恵泉女学園大学の川島堅二学長は、8月26日に開かれた大学有志による合同記者会見での自らの発言を紹介。108大学が声を上げたとはいえ、日本には大学が800以上あり、「私の実感としては、(安保法案反対を訴える)大学人はサイレント・マジョリティー」だとして危機感を覚えると語った。「国会前に行けば、われわれはもっと謙虚に、SEALDsをはじめとする大学生たちの運動にこそ学ばなければならないと思っている」と述べ、立教や上智などのキリスト教学校の連帯に励まされ、エキュメニカルな連帯を発信して法案を廃案にしていきたいと結んだ。
言葉の蹂躙は立憲主義の破壊
フェリス女学院大学の渡辺信二教授は、ヨハネによる福音書1章1〜3節で始まる連帯のメッセージを読み上げた。その中で渡辺教授は、今や言葉が完全に権力者によって蹂躙(じゅうりん)されており、言葉を蹂躙すれば、それは立憲主義の破壊であり独裁への道にほかならず、言(ことば)である神の冒涜(ぼうとく)だと述べた。そして、「言葉を蹂躙する安倍政権を倒さなければならない」と述べ、「神は混乱の神ではなく、平和の神です」(1コリント14:33)と言い、「立ち上がりましょう。真に祖国を愛する者たち」と呼び掛けた。
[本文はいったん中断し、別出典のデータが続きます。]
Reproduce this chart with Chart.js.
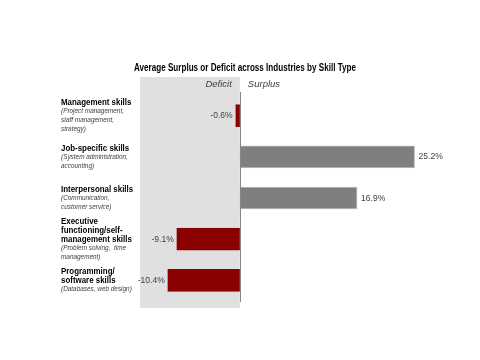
<!DOCTYPE html>
<html>
<head>
<meta charset="utf-8">
<script src="https://cdn.jsdelivr.net/npm/chart.js@4/dist/chart.umd.min.js"></script>
<style>
  html, body { margin: 0; padding: 0; background: #fff; }
  #wrap { width: 480px; height: 360px; }
</style>
</head>
<body>
<div id="wrap"><canvas id="myChart" width="480" height="360"></canvas></div>
<script>
var skillNames = ['Management skills', 'Job-specific skills', 'Interpersonal skills',
  ['Executive', 'functioning/self-', 'management skills'], ['Programming/', 'software skills']];
var skillNotes = [['(Project management,', 'staff management,', 'strategy)'],
  ['(System administration,', 'accounting)'],
  ['(Communication,', 'customer service)'],
  ['(Problem solving,  time', 'management)'],
  ['(Databases, web design)']];
var surplus = [-0.6, 25.2, 16.9, -9.1, -10.4];

var FONT = '"Liberation Sans", Arial, sans-serif';

var ctx = document.getElementById('myChart').getContext('2d');

// narrow text, Calibri-like width
function narrowText(c, s, x, y, sx) {
  c.save();
  c.translate(x, y);
  c.scale(sx, 1);
  c.fillText(s, 0, 0);
  c.restore();
}

// grey deficit panel, zero line, title and texts
var decor = {
  id: 'decor',
  beforeDatasetsDraw: function(chart) {
    var c = chart.ctx, a = chart.chartArea, x = chart.scales.x;
    var x0 = x.getPixelForValue(0);
    c.save();
    c.fillStyle = '#e0e0e0';
    c.fillRect(a.left, a.top - 18, x0 - a.left, a.bottom - a.top + 25);
    c.restore();
  },
  afterDatasetsDraw: function(chart) {
    var c = chart.ctx, a = chart.chartArea, x = chart.scales.x, y = chart.scales.y;
    var x0 = x.getPixelForValue(0);
    c.save();
    c.strokeStyle = '#868686';
    c.lineWidth = 1;
    c.beginPath();
    c.moveTo(Math.round(x0) + 0.5, a.top - 3);
    c.lineTo(Math.round(x0) + 0.5, a.bottom + 1);
    c.stroke();

    c.fillStyle = '#000';
    c.textBaseline = 'middle';
    c.textAlign = 'center';
    c.font = 'bold 10px ' + FONT;
    narrowText(c, 'Average Surplus or Deficit across Industries by Skill Type', 245, 68, 0.81);

    c.fillStyle = '#404040';
    c.font = 'italic 9.5px ' + FONT;
    c.textAlign = 'right';
    c.fillText('Deficit', x0 - 8, 84);
    c.textAlign = 'left';
    c.fillText('Surplus', x0 + 8, 84);

    // category labels
    c.textAlign = 'left';
    surplus.forEach(function(v, i) {
      var t = [].concat(skillNames[i]);
      var n = skillNotes[i];
      var lh = 8.7;
      var total = t.length + n.length;
      var cy = y.getPixelForValue(i) - (total - 1) * lh / 2;
      c.fillStyle = '#000';
      c.font = 'bold 8.8px ' + FONT;
      t.forEach(function(s, k) { narrowText(c, s, 61, cy + k * lh, 0.9); });
      c.fillStyle = '#404040';
      c.font = 'italic 8px ' + FONT;
      n.forEach(function(s, k) { narrowText(c, s, 61, cy + (t.length + k) * lh, 0.8); });
    });

    // value labels
    var meta = chart.getDatasetMeta(0);
    c.font = '9.5px ' + FONT;
    c.fillStyle = '#404040';
    meta.data.forEach(function(bar, i) {
      var v = surplus[i];
      var s = v.toFixed(1) + '%';
      if (v < 0) { c.textAlign = 'right'; narrowText(c, s, bar.x - 3, bar.y, 0.9); }
      else { c.textAlign = 'left'; narrowText(c, s, bar.x + 4, bar.y, 0.9); }
    });
    c.restore();
  }
};

var chart = new Chart(ctx, {
  type: 'bar',
  data: {
    labels: skillNames.map(function(s) { return [].concat(s).join(' '); }),
    datasets: [{
      data: surplus,
      backgroundColor: surplus.map(function(v) { return v < 0 ? '#8b0000' : '#7f7f7f'; }),
      borderColor: surplus.map(function(v) { return v < 0 ? '#8b0000' : '#bfbfbf'; }),
      borderWidth: 1,
      borderSkipped: 'start',
      barThickness: 22
    }]
  },
  options: {
    responsive: false,
    animation: false,
    indexAxis: 'y',
    layout: { padding: { left: 140, right: 46, top: 95, bottom: 59 } },
    plugins: { legend: { display: false }, tooltip: { enabled: false } },
    scales: {
      x: { display: false, min: -14.4, max: 28 },
      y: { display: false }
    }
  },
  plugins: [decor]
});
</script>
</body>
</html>
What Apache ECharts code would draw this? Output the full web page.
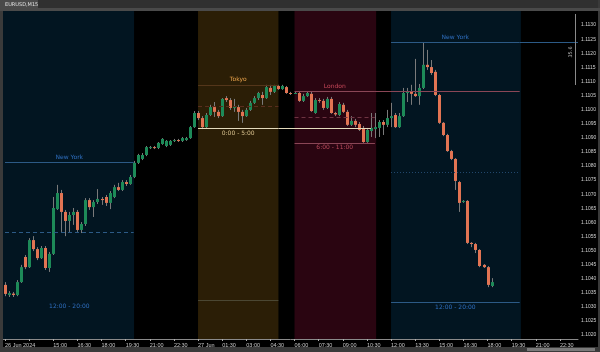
<!DOCTYPE html>
<html><head><meta charset="utf-8">
<script src="https://cdn.jsdelivr.net/npm/echarts@6/dist/echarts.min.js"></script>
<style>html,body{margin:0;padding:0;background:#000;}#c{width:600px;height:352px;}</style>
</head><body><div id="c"></div>
<script>
// ---- data (EURUSD, 15-minute bars) ----
const barCount = 143;
const openP = [
1.10378,1.10342,1.10347,1.10342,1.10388,1.10477,1.10441,1.10537,1.10505,1.10473,
1.10509,1.10438,1.10488,1.10647,1.10704,1.10637,1.10605,1.10626,1.10637,1.10573,
1.10594,1.10679,1.10654,1.10672,1.10683,1.10690,1.10669,1.10690,1.10725,1.10715,
1.10743,1.10736,1.10761,1.10811,1.10825,1.10839,1.10864,1.10867,1.10864,1.10878,
1.10871,1.10875,1.10889,1.10892,1.10889,1.10892,1.10899,1.10938,1.10988,1.10970,
1.10938,1.10981,1.11009,1.10992,1.10977,1.11041,1.11034,1.11006,1.11009,1.10992,
1.10977,1.10999,1.11024,1.11041,1.11052,1.11041,1.11077,1.11063,1.11084,1.11073,
1.11080,1.11059,1.11057,1.11059,1.11031,1.11048,1.11056,1.10988,1.11034,1.11031,
1.11006,1.11038,1.10988,1.10981,1.11017,1.10992,1.10946,1.10960,1.10949,1.10935,
1.10885,1.10924,1.10931,1.10935,1.10956,1.10946,1.10970,1.10981,1.10938,1.10977,
1.11059,1.11063,1.11056,1.11048,1.11077,1.11159,1.11151,1.11134,1.11052,1.10953,
1.10910,1.10853,1.10825,1.10743,1.10672,1.10676,1.10527,1.10523,1.10502,1.10449,
1.10441,1.10374];
const closeP = [
1.10346,1.10349,1.10342,1.10388,1.10441,1.10441,1.10537,1.10505,1.10473,1.10509,
1.10438,1.10488,1.10651,1.10704,1.10637,1.10605,1.10626,1.10637,1.10573,1.10594,
1.10679,1.10654,1.10672,1.10683,1.10679,1.10669,1.10704,1.10725,1.10715,1.10743,
1.10736,1.10761,1.10811,1.10839,1.10839,1.10867,1.10867,1.10864,1.10882,1.10896,
1.10889,1.10889,1.10892,1.10889,1.10899,1.10899,1.10938,1.10988,1.10970,1.10938,
1.10981,1.11009,1.10992,1.10977,1.11038,1.11034,1.11006,1.11009,1.10992,1.10977,
1.10999,1.11024,1.11041,1.11059,1.11041,1.11080,1.11063,1.11084,1.11073,1.11084,
1.11059,1.11057,1.11059,1.11031,1.11048,1.11059,1.10995,1.11034,1.11031,1.11006,
1.11038,1.10988,1.10983,1.11020,1.10992,1.10946,1.10960,1.10946,1.10928,1.10885,
1.10928,1.10935,1.10938,1.10956,1.10946,1.10970,1.10977,1.10938,1.10977,1.11059,
1.11063,1.11056,1.11048,1.11077,1.11159,1.11151,1.11130,1.11052,1.10953,1.10910,
1.10853,1.10825,1.10747,1.10669,1.10676,1.10527,1.10523,1.10502,1.10445,1.10441,
1.10378,1.10388];
const highP = [
1.10388,1.10356,1.10353,1.10395,1.10449,1.10484,1.10544,1.10551,1.10512,1.10516,
1.10516,1.10495,1.10690,1.10733,1.10715,1.10644,1.10637,1.10651,1.10644,1.10601,
1.10686,1.10686,1.10679,1.10718,1.10690,1.10697,1.10711,1.10733,1.10740,1.10750,
1.10750,1.10768,1.10818,1.10843,1.10846,1.10871,1.10871,1.10871,1.10885,1.10899,
1.10892,1.10892,1.10896,1.10896,1.10903,1.10903,1.10942,1.10995,1.10995,1.10977,
1.10988,1.11017,1.11027,1.10999,1.11041,1.11048,1.11041,1.11038,1.11017,1.10999,
1.11006,1.11031,1.11048,1.11063,1.11063,1.11088,1.11088,1.11088,1.11088,1.11088,
1.11084,1.11063,1.11063,1.11063,1.11056,1.11063,1.11063,1.11041,1.11041,1.11038,
1.11045,1.11045,1.10992,1.11027,1.11024,1.10999,1.10977,1.10967,1.10956,1.10942,
1.10935,1.10988,1.10988,1.10963,1.10963,1.10999,1.11024,1.10988,1.10988,1.11077,
1.11077,1.11088,1.11180,1.11091,1.11240,1.11212,1.11176,1.11141,1.11056,1.10956,
1.10914,1.10857,1.10828,1.10747,1.10679,1.10679,1.10530,1.10527,1.10505,1.10452,
1.10445,1.10402];
const lowP = [
1.10338,1.10335,1.10335,1.10338,1.10385,1.10434,1.10438,1.10498,1.10466,1.10470,
1.10431,1.10424,1.10484,1.10644,1.10566,1.10551,1.10566,1.10591,1.10566,1.10562,
1.10587,1.10644,1.10619,1.10665,1.10662,1.10658,1.10647,1.10686,1.10711,1.10711,
1.10729,1.10733,1.10757,1.10807,1.10821,1.10835,1.10860,1.10860,1.10860,1.10875,
1.10867,1.10871,1.10885,1.10885,1.10885,1.10889,1.10896,1.10935,1.10963,1.10931,
1.10935,1.10977,1.10974,1.10970,1.10974,1.11027,1.10999,1.10992,1.10960,1.10953,
1.10974,1.10995,1.11020,1.11034,1.11017,1.11038,1.11052,1.11059,1.11070,1.11070,
1.11056,1.11052,1.11056,1.11027,1.11027,1.11045,1.10992,1.10985,1.11024,1.10999,
1.11002,1.10985,1.10977,1.10977,1.10988,1.10942,1.10942,1.10938,1.10924,1.10882,
1.10882,1.10903,1.10899,1.10903,1.10910,1.10938,1.10938,1.10935,1.10935,1.10974,
1.11027,1.11017,1.11045,1.11017,1.11073,1.11141,1.11123,1.11048,1.10949,1.10906,
1.10850,1.10821,1.10715,1.10637,1.10669,1.10523,1.10512,1.10491,1.10441,1.10438,
1.10370,1.10370];

// time axis: one tick every 6 bars
const timeTicks = [0,6,12,18,24,30,36,42,48,54,60,66,72,78,84,90,96,102,108,114,120,126,132,138];
const timeLabels = ['26 Jun 2024','','15:00','16:30','18:00','19:30','21:00','22:30',
 '27 Jun','01:30','03:00','04:30','06:00','07:30','09:00','10:30','12:00','13:30','15:00',
 '16:30','18:00','19:30','21:00','22:30'];
// price axis ticks
const priceTicks = [1.1020,1.1025,1.1030,1.1035,1.1040,1.1045,1.1050,1.1055,1.1060,1.1065,
 1.1070,1.1075,1.1080,1.1085,1.1090,1.1095,1.1100,1.1105,1.1110,1.1115,1.1120,1.1125,1.1130];
const priceMin = 1.10186, priceMax = 1.11350;

// sessions
const sessionNames = ['New York','Tokyo','London','New York'];
const sessionHours = ['12:00 - 20:00','0:00 - 5:00','6:00 - 11:00','12:00 - 20:00'];
const sessionStart = [-0.5, 48, 72, 96];
const sessionEnd = [32.1, 68, 92.3, 128.3];
const sessionHigh = [1.10814, 1.11088, 1.11066, 1.11240];
const sessionMid = [1.10566, 1.11013, 1.10974, 1.10779];
const sessionLow = [1.10321, 1.10935, 1.10882, 1.10317];
// level extensions
const extSession = [1, 2, 3];
const extLevel = ['low', 'high', 'high'];
const extTo = [91, 128, 142.5];
const tokyoFloor = 1.10324;

// ---- styles ----
const FONT = 'DejaVu Sans';
const AXFONT = 'Liberation Sans';
const UP = '#1d8a58', DOWN = '#e27453', WICK = '#7a7a7a';
const sty = [
 {box:'#021521', hi:'#2c5a86', mid:'#2c5a86', lo:'rgba(0,0,0,0)', name:'#2f6fc0', hours:'#2f6fc0', midType:[4,3]},
 {box:'#2b1e06', hi:'#54361a', mid:'#5a2e1e', lo:'#e4dabc', name:'#e8a24a', hours:'#d9c28e', midType:[4,3]},
 {box:'#2a0511', hi:'#8a4656', mid:'#6e3442', lo:'#8a4656', name:'#c8485a', hours:'#b94a5c', midType:[4,3]},
 {box:'#021521', hi:'#2c5a86', mid:'#23496e', lo:'#2c5a86', name:'#2f6fc0', hours:'#2f6fc0', midType:[1,2]}
];

const boxes = sessionStart.map((s, k) => [
  {xAxis: s, yAxis: priceMin, itemStyle: {color: sty[k].box}},
  {xAxis: sessionEnd[k], yAxis: priceMax}
]);

function seg(x0, x1, y, color, type, label) {
  const o = [{coord: [x0, y], lineStyle: {color: color, width: 1, type: type || 'solid'}},
             {coord: [x1, y]}];
  o[0].label = label ? label : {show: false};
  return o;
}
const lines = [];
sessionStart.forEach((s, k) => {
  const a = Math.max(0, Math.round(s)), b = Math.round(sessionEnd[k]);
  lines.push(seg(a, b, sessionHigh[k], sty[k].hi, 'solid',
    {show: true, position: 'insideMiddleTop', distance: 2, formatter: sessionNames[k],
     color: sty[k].name, fontSize: 6, fontFamily: FONT}));
  lines.push(seg(a, b, sessionMid[k], sty[k].mid, sty[k].midType));
  lines.push(seg(a, b, sessionLow[k], sty[k].lo, 'solid',
    {show: true, position: 'insideMiddleBottom', distance: 2, formatter: sessionHours[k],
     color: sty[k].hours, fontSize: 6, fontFamily: FONT}));
});
extSession.forEach((k, j) => {
  const v = extLevel[j] === 'high' ? sessionHigh[k] : sessionLow[k];
  const c = extLevel[j] === 'high' ? sty[k].hi : sty[k].lo;
  lines.push(seg(Math.round(sessionEnd[k]), extTo[j], v, c, 'solid'));
});
lines.push(seg(48, 68, tokyoFloor, '#4b4733', 'solid'));

const candleData = openP.map((o, i) => [i, o, closeP[i], lowP[i], highP[i]]);

function renderCandle(params, api) {
  const i = api.value(0), o = api.value(1), c = api.value(2), l = api.value(3), h = api.value(4);
  const pH = api.coord([i, h]), pL = api.coord([i, l]);
  const pO = api.coord([i, o]), pC = api.coord([i, c]);
  const x = Math.round(pH[0]) + 0.5;
  const bw = 3;
  const top = Math.min(pO[1], pC[1]);
  const hgt = Math.max(1, Math.abs(pO[1] - pC[1]));
  const col = c >= o ? UP : DOWN;
  return {
    type: 'group',
    children: [
      {type: 'line', shape: {x1: x, y1: pH[1], x2: x, y2: pL[1]},
       style: {stroke: WICK, lineWidth: 1}},
      {type: 'rect', shape: {x: x - 1.5, y: top, width: bw, height: hgt},
       style: {fill: col}}
    ]
  };
}

const chart = echarts.init(document.getElementById('c'), null, {renderer: 'canvas'});
chart.setOption({
  animation: false,
  backgroundColor: '#000',
  textStyle: {fontFamily: FONT},
  grid: {left: 3, right: 22, top: 11, bottom: 13, containLabel: false, outerBoundsMode: 'none'},
  xAxis: {
    type: 'value', min: -0.5, max: barCount - 0.5,
    axisLine: {show: true, onZero: false, lineStyle: {color: '#8a8a8a'}},
    axisTick: {show: true, customValues: timeTicks, length: 2, lineStyle: {color: '#b0b0b0'}},
    axisLabel: {show: true, customValues: timeTicks, align: 'left', margin: 3, fontSize: 5.5,
      color: '#c8c8c8', fontFamily: AXFONT,
      formatter: (v) => { const k = timeTicks.indexOf(Math.round(v)); return k >= 0 ? timeLabels[k] : ''; }},
    splitLine: {show: false}
  },
  yAxis: {
    type: 'value', min: priceMin, max: priceMax, position: 'right', scale: true,
    axisLine: {show: true, lineStyle: {color: '#b4b4b4'}},
    axisTick: {show: true, customValues: priceTicks, length: 2, lineStyle: {color: '#b4b4b4'}},
    axisLabel: {show: true, customValues: priceTicks, margin: 3, fontSize: 5, color: '#d0d0d0',
      fontFamily: AXFONT, formatter: (v) => v.toFixed(4)},
    splitLine: {show: false}
  },
  series: [
    {type: 'line', data: [], z: 0, silent: true,
     markArea: {silent: true, data: boxes}},
    {type: 'custom', data: candleData, z: 2, silent: true, clip: true,
     encode: {x: 0, y: [1, 2, 3, 4]}, renderItem: renderCandle},
    {type: 'line', data: [], z: 3, silent: true,
     markLine: {silent: true, symbol: ['none', 'none'], animation: false, data: lines}}
  ],
  graphic: [
    {type: 'rect', shape: {x: 0, y: 0, width: 600, height: 11}, style: {fill: '#303030'}, z: 100},
    {type: 'rect', shape: {x: 0, y: 8, width: 600, height: 3}, style: {fill: '#4a4a4a'}, z: 101},
    {type: 'rect', shape: {x: 0, y: 0, width: 38, height: 9}, style: {fill: '#4a4a4a'}, z: 101},
    {type: 'text', x: 5, y: 5, style: {text: 'EURUSD,M15', fill: '#e0e0e0', fontSize: 5,
     fontFamily: FONT, verticalAlign: 'middle'}, z: 102},
    {type: 'rect', shape: {x: 0, y: 0, width: 3, height: 352}, style: {fill: '#3a3a3a'}, z: 100},
    {type: 'rect', shape: {x: 598, y: 0, width: 2, height: 352}, style: {fill: '#3a3a3a'}, z: 100},
    {type: 'rect', shape: {x: 0, y: 347, width: 600, height: 5}, style: {fill: '#3a3a3a'}, z: 100},
    {type: 'rect', shape: {x: 527, y: 348, width: 68, height: 3}, style: {fill: '#7a7a7a'}, z: 101},
    {type: 'line', shape: {x1: 575.5, y1: 14, x2: 575.5, y2: 85}, style: {stroke: '#8a8a8a', lineWidth: 1}, z: 100},
    {type: 'text', x: 571, y: 52, rotation: Math.PI / 2, style: {text: '35.6', fill: '#bbbbbb',
     fontSize: 5, fontFamily: FONT, align: 'center', verticalAlign: 'middle'}, z: 101}
  ]
});
</script></body></html>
終わりに、上智大学国際教養学部の中野晃一教授(政治学)が閉会のあいさつをし、「一人一人が、矢印となって、ベクトルとなって、『今の日本が、あるいは世界が、平和に包まれているなんて思っていない。だけども、もっと平和な社会をつくりたい』、そういった思いで、これから運動をしていくことができれば、そして大学、ましてやキリスト教系の大学が、そういったところで力になることができれば、本当に幸せなことだと思う」と結んだ。
なお、この集会にはこの他に、国際基督教大学教職員有志代表(伊藤辰彦、稲正樹、千葉眞の各氏ほか呼び掛け人)、明治学院大学教養教育センターの永野茂洋教授、「安保関連法案に反対する関西学院大学有志の声明」呼び掛け人で同大宗教主事の山本俊正教授から連帯のメッセージが送られた。